● PROBLEM REQUIREMENTS: Write out the opening lines of the data word for word, up to and including the line with "(0,0) rectangle (862,597);", and leave every picture and every later line out.

[Records from a data source]
□ □ □ □
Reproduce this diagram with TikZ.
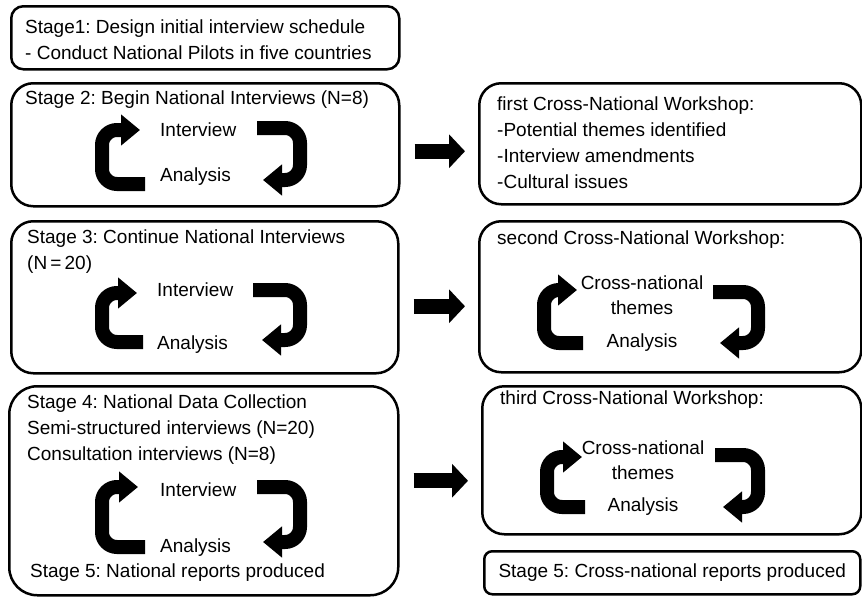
\documentclass[tikz,border=0pt]{standalone}
\usepackage{fontspec}
\setmainfont{Liberation Sans}
\usepackage{tikz}
\usetikzlibrary{arrows.meta, positioning, calc}
\frenchspacing

\begin{document}
\begin{tikzpicture}[
    x=1pt, y=-1pt,
    % Styles
    frame/.style={rectangle, draw=black, line width=2.5pt, rounded corners=#1, anchor=north west, inner sep=0pt},
    txt/.style={font=\fontsize{19}{26}\selectfont, inner sep=0pt, anchor=west, align=left},
    ctxt/.style={font=\fontsize{19}{25}\selectfont, inner sep=0pt, align=center},
    cyc/.style={draw=black, line width=14pt, rounded corners=15pt, -{Triangle[length=19pt, width=30pt]}},
    bigarrow/.style={draw=black, line width=15pt, -{Triangle[length=16pt, width=33pt]}, shorten <=14pt, shorten >=13pt},
]
\useasboundingbox (0,0) rectangle (862,597);

% === FRAMES ===
\node[frame=12pt, minimum width=388pt, minimum height=63pt] (s1) at (10,5) {};
\node[frame=22pt, minimum width=388pt, minimum height=123pt] (s2) at (10,82) {};
\node[frame=22pt, minimum width=382pt, minimum height=121pt] (w1) at (478,82) {};
\node[frame=22pt, minimum width=387pt, minimum height=152pt] (s3) at (10,220) {};
\node[frame=22pt, minimum width=382pt, minimum height=151pt] (w2) at (478,220) {};
\node[frame=28pt, minimum width=389pt, minimum height=209pt] (s4) at (8,385) {};
\node[frame=22pt, minimum width=379pt, minimum height=148pt] (w3) at (481,385) {};
\node[frame=8pt, minimum width=376pt, minimum height=43pt] (r5) at (483,550) {};

% === STAGE 1 ===
\node[txt] (s1text) at (25,40) {Stage1: Design initial interview schedule\\- Conduct National Pilots in five countries};

% === STAGE 2 ===
\node[txt] (s2title) at (25,100) {Stage 2: Begin National Interviews (N=8)};
\node[txt] (int2) at (160,130) {Interview};
\node[txt] (ana2) at (160,177) {Analysis};
\draw[cyc] ([shift={(-15,7)}]ana2.west) -- ++(-43,0) |- ([xshift=-20pt]int2.west);
\draw[cyc] ([shift={(97,-2)}]int2.west) -- ++(43,0) |- ([shift={(103,3)}]ana2.west);

% === WORKSHOP 1 ===
\node[txt] (w1text) at (497,143) {first Cross-National Workshop:\\-Potential themes identified\\-Interview amendments\\-Cultural issues};

% === STAGE 3 ===
\node[txt] (s3title) at (27,252) {Stage 3: Continue National Interviews\\(N\,=\,20)};
\node[txt] (int3) at (157,290) {Interview};
\node[txt] (ana3) at (157,345) {Analysis};
\draw[cyc] ([shift={(-14,-3)}]ana3.west) -- ++(-41,0) |- ([shift={(-20,3)}]int3.west);
\draw[cyc] ([shift={(96,0)}]int3.west) -- ++(47,0) |- ([shift={(105,-5)}]ana3.west);

% === WORKSHOP 2 ===
\node[txt] (w2title) at (497,240) {second Cross-National Workshop:};
\node[ctxt] (cross2) at (642,295) {Cross-national\\themes};
\node[ctxt] (anaw2) at (642,343) {Analysis};
\draw[cyc] ([shift={(-59,0)}]anaw2.center) -- ++(-39,0) |- ([shift={(-65,-5)}]cross2.center);
\draw[cyc] ([shift={(71,-3)}]cross2.center) -- ++(45,0) |- ([shift={(78,0)}]anaw2.center);

% === STAGE 4 ===
\node[txt] (s4title) at (27,430) {Stage 4: National Data Collection\\Semi-structured interviews (N=20)\\Consultation interviews (N=8)};
\node[txt] (int4) at (160,490) {Interview};
\node[txt] (ana4) at (160,548) {Analysis};
\node[txt] (st5) at (30,573) {Stage 5: National reports produced};
\draw[cyc] ([shift={(-15,-1)}]ana4.west) -- ++(-43,0) |- ([shift={(-22,-3)}]int4.west);
\draw[cyc] ([shift={(97,-3)}]int4.west) -- ++(43,0) |- ([shift={(103,-6)}]ana4.west);

% === WORKSHOP 3 ===
\node[txt] (w3title) at (500,400) {third Cross-National Workshop:};
\node[ctxt] (cross3) at (643,460) {Cross-national\\themes};
\node[ctxt] (anaw3) at (643,507) {Analysis};
\draw[cyc] ([shift={(-58,0)}]anaw3.center) -- ++(-38,0) |- ([shift={(-61,-3)}]cross3.center);
\draw[cyc] ([shift={(72,-5)}]cross3.center) -- ++(43,0) |- ([shift={(80,0)}]anaw3.center);

% === STAGE 5 CROSS-NATIONAL ===
\node[ctxt] (r5text) at (r5.center) {Stage 5: Cross-national reports produced};

% === BLOCK ARROWS ===
\draw[bigarrow] ([yshift=-6.5pt]s2.east) -- ([yshift=-6.5pt]s2.east -| w1.west);
\draw[bigarrow] ([yshift=-9pt]s3.east) -- ([yshift=-9pt]s3.east -| w2.west);
\draw[bigarrow] ([yshift=10pt]s4.east) -- ([yshift=10pt]s4.east -| w3.west);

\end{tikzpicture}
\end{document}
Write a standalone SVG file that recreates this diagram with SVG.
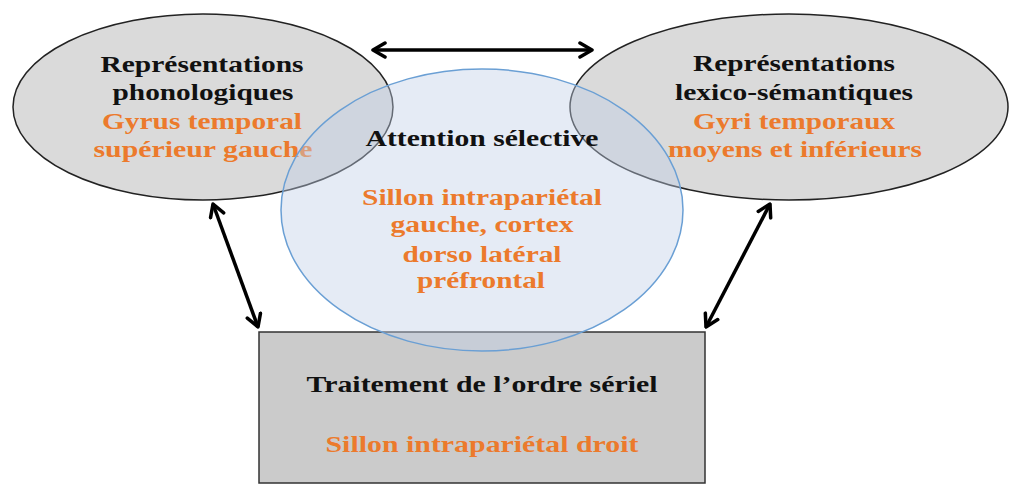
<svg xmlns="http://www.w3.org/2000/svg" width="1011" height="484" viewBox="0 0 1011 484">
<defs>
<style>
.oval{fill:#dadada;stroke:#222;stroke-width:1.5}
.box{fill:#cbcbcb;stroke:#333;stroke-width:1.5}
.att{fill:#c0d0e6;fill-opacity:0.42;stroke:#6a9fd4;stroke-width:1.5}
.t{font-family:"Liberation Serif","Times New Roman",serif;font-weight:bold;font-size:23px}
.k{fill:#111}
.o{fill:#ec7a2c}
.conn{stroke:#000;stroke-width:3.5;fill:none;marker-start:url(#ah);marker-end:url(#ah)}
</style>
<marker id="ah" markerUnits="userSpaceOnUse" viewBox="-14 -9 16 18" refX="0" refY="0" markerWidth="16" markerHeight="18" orient="auto-start-reverse">
<path d="M-12,-7 L0,0 L-12,7" fill="none" stroke="#000" stroke-width="3.5" stroke-linejoin="round" stroke-linecap="round"/>
</marker>
</defs>
<rect width="1011" height="484" fill="#fff"/>
<g id="node-serial">
<rect class="box" x="259" y="332" width="446" height="151"/>
<text class="t k" x="482" y="392" text-anchor="middle" textLength="351" lengthAdjust="spacingAndGlyphs">Traitement de l’ordre sériel</text>
<text class="t o" x="482" y="452" text-anchor="middle" textLength="313" lengthAdjust="spacingAndGlyphs">Sillon intrapariétal droit</text>
</g>
<g id="node-phono">
<ellipse class="oval" cx="203" cy="107" rx="190" ry="93"/>
<text class="t k" x="202" y="72" text-anchor="middle" textLength="203" lengthAdjust="spacingAndGlyphs">Représentations</text>
<text class="t k" x="203" y="100" text-anchor="middle" textLength="181" lengthAdjust="spacingAndGlyphs">phonologiques</text>
<text class="t o" x="202" y="129" text-anchor="middle" textLength="200" lengthAdjust="spacingAndGlyphs">Gyrus temporal</text>
<text class="t o" x="203" y="157" text-anchor="middle" textLength="219" lengthAdjust="spacingAndGlyphs">supérieur gauche</text>
</g>
<g id="node-lexico">
<ellipse class="oval" cx="789" cy="107" rx="219" ry="93"/>
<text class="t k" x="794" y="71" text-anchor="middle" textLength="202" lengthAdjust="spacingAndGlyphs">Représentations</text>
<text class="t k" x="794" y="100" text-anchor="middle" textLength="238" lengthAdjust="spacingAndGlyphs">lexico-sémantiques</text>
<text class="t o" x="794" y="129" text-anchor="middle" textLength="202" lengthAdjust="spacingAndGlyphs">Gyri temporaux</text>
<text class="t o" x="795" y="157" text-anchor="middle" textLength="254" lengthAdjust="spacingAndGlyphs">moyens et inférieurs</text>
</g>
<g id="node-attention">
<ellipse class="att" cx="482" cy="210" rx="201" ry="141"/>
<text class="t k" x="482" y="146" text-anchor="middle" textLength="233" lengthAdjust="spacingAndGlyphs">Attention sélective</text>
<text class="t o" x="482" y="205" text-anchor="middle" textLength="240" lengthAdjust="spacingAndGlyphs">Sillon intrapariétal</text>
<text class="t o" x="482" y="232" text-anchor="middle" textLength="183" lengthAdjust="spacingAndGlyphs">gauche, cortex</text>
<text class="t o" x="482" y="262" text-anchor="middle" textLength="159" lengthAdjust="spacingAndGlyphs">dorso latéral</text>
<text class="t o" x="481" y="288" text-anchor="middle" textLength="128" lengthAdjust="spacingAndGlyphs">préfrontal</text>
</g>
<g id="connectors">
<line class="conn" x1="373" y1="50" x2="592" y2="50"/>
<line class="conn" x1="213" y1="204" x2="258" y2="327"/>
<line class="conn" x1="770" y1="204" x2="706" y2="327"/>
</g>
</svg>
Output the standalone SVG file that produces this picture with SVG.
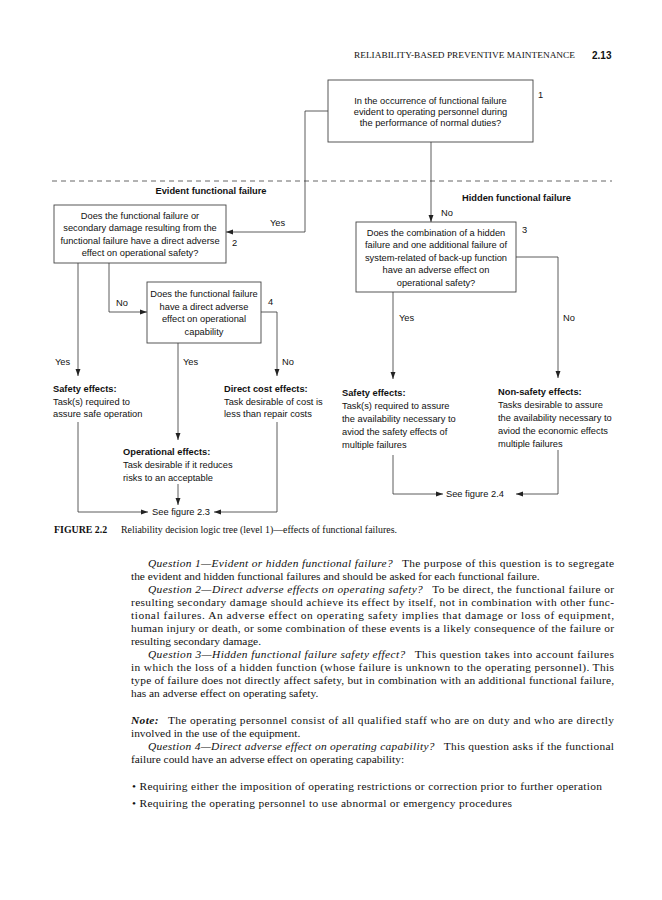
<svg xmlns="http://www.w3.org/2000/svg" width="662" height="900" viewBox="0 0 662 900">
<defs>
<marker id="ah" viewBox="0 0 10 10" refX="10" refY="5" markerWidth="7" markerHeight="7" markerUnits="userSpaceOnUse" orient="auto">
<path d="M0,1.5 L10,5 L0,8.5 z" fill="#222"/>
</marker>
<style>
.bx{fill:#fff;stroke:#444;stroke-width:0.9}
.ln{fill:none;stroke:#333;stroke-width:0.8}
.t{font-family:"Liberation Sans",Arial,sans-serif;font-size:9.3px;fill:#111}
.tc{font-family:"Liberation Sans",Arial,sans-serif;font-size:9.3px;fill:#111;text-anchor:middle}
.tb{font-family:"Liberation Sans",Arial,sans-serif;font-size:9.3px;fill:#111;font-weight:bold}
.body{font-family:"Liberation Serif","Times New Roman",serif;font-size:11.4px;fill:#111}
.it{font-style:italic}
</style>
</defs>
<rect width="662" height="900" fill="#fff"/>
<g id="header">
<text x="354" y="58" font-family="Liberation Serif,Times New Roman,serif" font-size="8.6" textLength="221" lengthAdjust="spacingAndGlyphs" fill="#111">RELIABILITY-BASED PREVENTIVE MAINTENANCE</text>
<text x="592" y="59" font-family="Liberation Sans,Arial,sans-serif" font-size="10" font-weight="bold" fill="#111">2.13</text>
</g>
<line x1="52" y1="181" x2="612" y2="181" stroke="#555" stroke-width="0.9" stroke-dasharray="5,4"/>
<text class="tb" x="211" y="194" text-anchor="middle">Evident functional failure</text>
<text class="tb" x="462" y="201">Hidden functional failure</text>
<g id="connectors">
<path class="ln" d="M328,111 H305 V232 H226" marker-end="url(#ah)"/>
<path class="ln" d="M431,142 V222" marker-end="url(#ah)"/>
<path class="ln" d="M109,263 V312 H147" marker-end="url(#ah)"/>
<path class="ln" d="M78,263 V376" marker-end="url(#ah)"/>
<path class="ln" d="M261,312 H277 V376" marker-end="url(#ah)"/>
<path class="ln" d="M178,343 V440" marker-end="url(#ah)"/>
<path class="ln" d="M393,292 V379" marker-end="url(#ah)"/>
<path class="ln" d="M516,257 H558 V378" marker-end="url(#ah)"/>
<path class="ln" d="M78,422 V512 H148" marker-end="url(#ah)"/>
<path class="ln" d="M277,422 V512 H214" marker-end="url(#ah)"/>
<path class="ln" d="M178,484 V505" marker-end="url(#ah)"/>
<path class="ln" d="M393,455 V494 H443" marker-end="url(#ah)"/>
<path class="ln" d="M558,450 V494 H516" marker-end="url(#ah)"/>
<text class="t" x="270" y="226">Yes</text>
<text class="t" x="441" y="216">No</text>
<text class="t" x="116" y="306">No</text>
<text class="t" x="55" y="365">Yes</text>
<text class="t" x="183" y="365">Yes</text>
<text class="t" x="282" y="365">No</text>
<text class="t" x="399" y="321">Yes</text>
<text class="t" x="563" y="321">No</text>
</g>
<g id="node1">
<rect class="bx" x="328" y="80" width="205" height="62"/>
<text class="tc" x="430.5" y="103.5">In the occurrence of functional failure</text>
<text class="tc" x="430.5" y="114.8">evident to operating personnel during</text>
<text class="tc" x="430.5" y="126">the performance of normal duties?</text>
<text class="t" x="538" y="98">1</text>
</g>
<g id="node2">
<rect class="bx" x="54" y="205" width="172" height="58"/>
<text class="tc" x="140" y="218.5">Does the functional failure or</text>
<text class="tc" x="140" y="231">secondary damage resulting from the</text>
<text class="tc" x="140" y="243.5">functional failure have a direct adverse</text>
<text class="tc" x="140" y="256">effect on operational safety?</text>
<text class="t" x="232" y="246">2</text>
</g>
<g id="node3">
<rect class="bx" x="356" y="222" width="160" height="70"/>
<text class="tc" x="436" y="235.5">Does the combination of a hidden</text>
<text class="tc" x="436" y="248">failure and one additional failure of</text>
<text class="tc" x="436" y="260.5">system-related of back-up function</text>
<text class="tc" x="436" y="273">have an adverse effect on</text>
<text class="tc" x="436" y="285.5">operational safety?</text>
<text class="t" x="522" y="233">3</text>
</g>
<g id="node4">
<rect class="bx" x="147" y="282" width="114" height="61"/>
<text class="tc" x="204" y="297">Does the functional failure</text>
<text class="tc" x="204" y="309.5">have a direct adverse</text>
<text class="tc" x="204" y="322">effect on operational</text>
<text class="tc" x="204" y="334.5">capability</text>
<text class="t" x="268" y="305">4</text>
</g>
<g id="safety-left">
<text class="tb" x="53" y="392">Safety effects:</text>
<text class="t" x="53" y="404.5">Task(s) required to</text>
<text class="t" x="53" y="417">assure safe operation</text>
</g>
<g id="direct-cost">
<text class="tb" x="224" y="392">Direct cost effects:</text>
<text class="t" x="224" y="404.5">Task desirable of cost is</text>
<text class="t" x="224" y="417">less than repair costs</text>
</g>
<g id="operational">
<text class="tb" x="123" y="455">Operational effects:</text>
<text class="t" x="123" y="468">Task desirable if it reduces</text>
<text class="t" x="123" y="480.5">risks to an acceptable</text>
</g>
<g id="safety-right">
<text class="tb" x="342" y="396">Safety effects:</text>
<text class="t" x="342" y="409">Task(s) required to assure</text>
<text class="t" x="342" y="422">the availability necessary to</text>
<text class="t" x="342" y="435">aviod the safety effects of</text>
<text class="t" x="342" y="448">multiple failures</text>
</g>
<g id="non-safety">
<text class="tb" x="498" y="395">Non-safety effects:</text>
<text class="t" x="498" y="408">Tasks desirable to assure</text>
<text class="t" x="498" y="421">the availability necessary to</text>
<text class="t" x="498" y="434">aviod the economic effects</text>
<text class="t" x="498" y="447">multiple failures</text>
</g>
<g id="fig23"><text class="tc" x="181" y="515.3">See figure 2.3</text></g>
<g id="fig24"><text class="t" x="446" y="497.3">See figure 2.4</text></g>
<g id="caption">
<text x="54" y="533" font-family="Liberation Serif,Times New Roman,serif" font-size="9.9" font-weight="bold" fill="#111">FIGURE 2.2</text>
<text x="121" y="533" font-family="Liberation Serif,Times New Roman,serif" font-size="9.9" fill="#111">Reliability decision logic tree (level 1)—effects of functional failures.</text>
</g>
<g id="body-text" class="body">
<text x="148" y="567" textLength="466" lengthAdjust="spacing"><tspan class="it">Question 1—Evident or hidden functional failure?</tspan><tspan dx="9">The purpose of this question is to segregate</tspan></text>
<text x="131" y="580">the evident and hidden functional failures and should be asked for each functional failure.</text>
<text x="148" y="593" textLength="466" lengthAdjust="spacing"><tspan class="it">Question 2—Direct adverse effects on operating safety?</tspan><tspan dx="9">To be direct, the functional failure or</tspan></text>
<text x="131" y="606" textLength="483" lengthAdjust="spacing">resulting secondary damage should achieve its effect by itself, not in combination with other func-</text>
<text x="131" y="619" textLength="483" lengthAdjust="spacing">tional failures. An adverse effect on operating safety implies that damage or loss of equipment,</text>
<text x="131" y="632" textLength="483" lengthAdjust="spacing">human injury or death, or some combination of these events is a likely consequence of the failure or</text>
<text x="131" y="645">resulting secondary damage.</text>
<text x="148" y="658" textLength="466" lengthAdjust="spacing"><tspan class="it">Question 3—Hidden functional failure safety effect?</tspan><tspan dx="9">This question takes into account failures</tspan></text>
<text x="131" y="671" textLength="483" lengthAdjust="spacing">in which the loss of a hidden function (whose failure is unknown to the operating personnel). This</text>
<text x="131" y="684" textLength="483" lengthAdjust="spacing">type of failure does not directly affect safety, but in combination with an additional functional failure,</text>
<text x="131" y="697">has an adverse effect on operating safety.</text>
<text x="131" y="724" textLength="483" lengthAdjust="spacing"><tspan font-weight="bold" font-style="italic">Note:</tspan><tspan dx="9">The operating personnel consist of all qualified staff who are on duty and who are directly</tspan></text>
<text x="131" y="737">involved in the use of the equipment.</text>
<text x="148" y="750" textLength="466" lengthAdjust="spacing"><tspan class="it">Question 4—Direct adverse effect on operating capability?</tspan><tspan dx="9">This question asks if the functional</tspan></text>
<text x="131" y="763">failure could have an adverse effect on operating capability:</text>
<text x="132" y="790" textLength="470" lengthAdjust="spacing">• Requiring either the imposition of operating restrictions or correction prior to further operation</text>
<text x="132" y="807" textLength="380" lengthAdjust="spacing">• Requiring the operating personnel to use abnormal or emergency procedures</text>
</g>
</svg>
□ □ □ □
● ANSWER TO THIS PROBLEM:
Reproduce this diagram with TikZ.
\documentclass[tikz,border=0pt]{standalone}
\usepackage{fontspec}
\setmainfont{Liberation Sans}
\usepackage{tikz}
\usetikzlibrary{arrows.meta, positioning, calc}
\frenchspacing

\begin{document}
\begin{tikzpicture}[
    x=1pt, y=-1pt,
    % Styles
    frame/.style={rectangle, draw=black, line width=2.5pt, rounded corners=#1, anchor=north west, inner sep=0pt},
    txt/.style={font=\fontsize{19}{26}\selectfont, inner sep=0pt, anchor=west, align=left},
    ctxt/.style={font=\fontsize{19}{25}\selectfont, inner sep=0pt, align=center},
    cyc/.style={draw=black, line width=14pt, rounded corners=15pt, -{Triangle[length=19pt, width=30pt]}},
    bigarrow/.style={draw=black, line width=15pt, -{Triangle[length=16pt, width=33pt]}, shorten <=14pt, shorten >=13pt},
]
\useasboundingbox (0,0) rectangle (862,597);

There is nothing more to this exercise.